08-02-2001Submitted by: ---
- Rating: 10 of 10 This is simply one of the best long boats on the market. I am rating this boat against other long sea kayaks, not against boats 17 feet or under. This is a very maneuverable boat compared to all others on the market of this size - it has the speed of a large boat, but turns much better than almost all others, and is much easier to handle in rough water than the competition. Comparisons should be made to Seda Glider and Impulse. Viviane has similar hull shape, except stern has better rocker and keel shape, so it is much easier to turn, and much more predictable in surf.
This is a fast boat, and I use it for normal paddling, plus touring class racing. Shape of beam means it is narrow just in front of cockpit, which means one has great flexibility in paddle strokes - you can paddle close in for sprints, or with normal touring stroke.

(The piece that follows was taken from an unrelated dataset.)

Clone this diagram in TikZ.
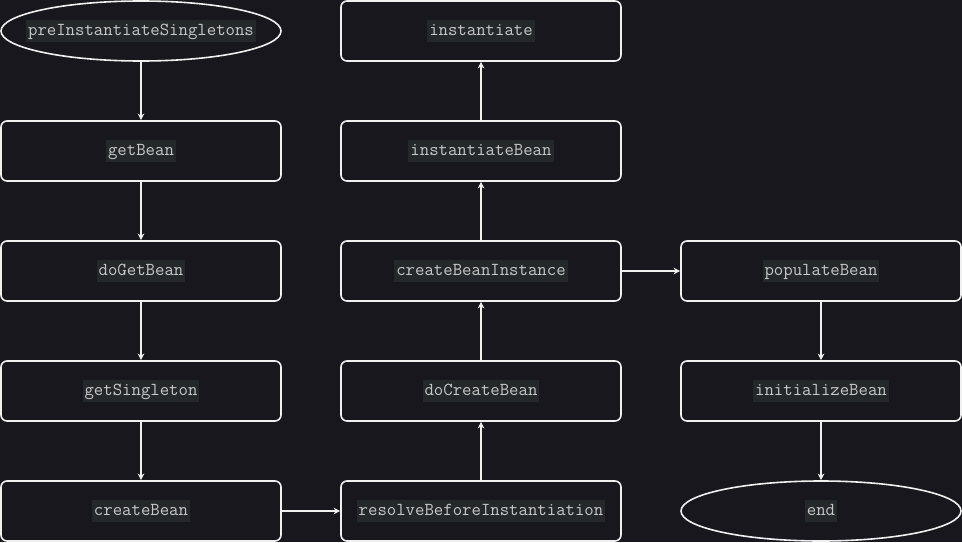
\documentclass[tikz,border=0pt]{standalone}
\usetikzlibrary{positioning,shapes.geometric,arrows.meta}
\definecolor{bgdark}{HTML}{18171E}
\definecolor{edgewhite}{HTML}{F0F0F0}
\definecolor{txtgray}{HTML}{C8C8C8}
\definecolor{hlgray}{HTML}{25282B}
\newcommand{\fn}[1]{{\setlength{\fboxsep}{1.5pt}\colorbox{hlgray}{\rule[-3.5pt]{0pt}{14pt}#1}}}

\begin{document}
\begin{tikzpicture}[x=0.75pt,y=0.75pt,node distance=43.8pt]
            \tikzstyle{every node}=[font=\ttfamily\fontsize{13.7}{15}\selectfont, text=txtgray];
            \tikzstyle{stepbox}=[draw=edgewhite, line width=1.2pt, rounded corners=4.5pt, minimum width=210pt, minimum height=45pt, inner sep=0pt];
            \tikzstyle{terminal}=[draw=edgewhite, line width=1.2pt, ellipse, minimum width=210pt, minimum height=45pt, inner xsep=-25pt, inner ysep=0pt];
            \tikzstyle{flow}=[draw=edgewhite, line width=0.8pt, -{Stealth[length=5pt,width=5pt]}];
            \fill[bgdark] (0,0) rectangle (962,-542);
            \useasboundingbox (0,0) rectangle (962,-542);
            \node[terminal] (pre) at (141,-31) {\fn{preInstantiateSingletons}};
            \node[stepbox, below=of pre] (getbean) {\fn{getBean}};
            \node[stepbox, below=of getbean] (dogetbean) {\fn{doGetBean}};
            \node[stepbox, below=of dogetbean] (getsingleton) {\fn{getSingleton}};
            \node[stepbox, below=of getsingleton] (createbean) {\fn{createBean}};
            \node[stepbox, right=of createbean] (resolve) {\fn{resolveBeforeInstantiation}};
            \node[stepbox, above=of resolve] (docreate) {\fn{doCreateBean}};
            \node[stepbox, above=of docreate] (instance) {\fn{createBeanInstance}};
            \node[stepbox, above=of instance] (instbean) {\fn{instantiateBean}};
            \node[stepbox, above=of instbean] (inst) {\fn{instantiate}};
            \node[stepbox, right=of instance] (populate) {\fn{populateBean}};
            \node[stepbox, below=of populate] (init) {\fn{initializeBean}};
            \node[terminal, below=of init] (end) {\fn{end}};
            \path[flow] (pre) -- (getbean);
            \path[flow] (getbean) -- (dogetbean);
            \path[flow] (dogetbean) -- (getsingleton);
            \path[flow] (getsingleton) -- (createbean);
            \path[flow] (createbean) -- (resolve);
            \path[flow] (resolve) -- (docreate);
            \path[flow] (docreate) -- (instance);
            \path[flow] (instance) -- (instbean);
            \path[flow] (instbean) -- (inst);
            \path[flow] (instance) -- (populate);
            \path[flow] (populate) -- (init);
            \path[flow] (init) -- (end);
        \end{tikzpicture}
\end{document}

I have paddled a Mariner II, and that is the only long boat I would consider better handling than the Viviane. The Mariner II has a slightly lower coaming height, so it is less suited for larger paddler than Vivane. Mariner II will handle surf better.
Cockpit, seat, and footrests in Vivane are supremely comfortable for larger paddler (over 5'10" and over 185 pounds). Footrests appear to be proprietary to Kajak SPort, and have large plate so whole foot is supported. Very easy to adjust footrests while seated in the boat.
Although this is a large boat, it is extremely well balanced to carry, and has rounded edges on inner cockpit that make it comfortable for one-hand carries (no load).
Only drawback is weight - but it is about the same as all 19 foot boats.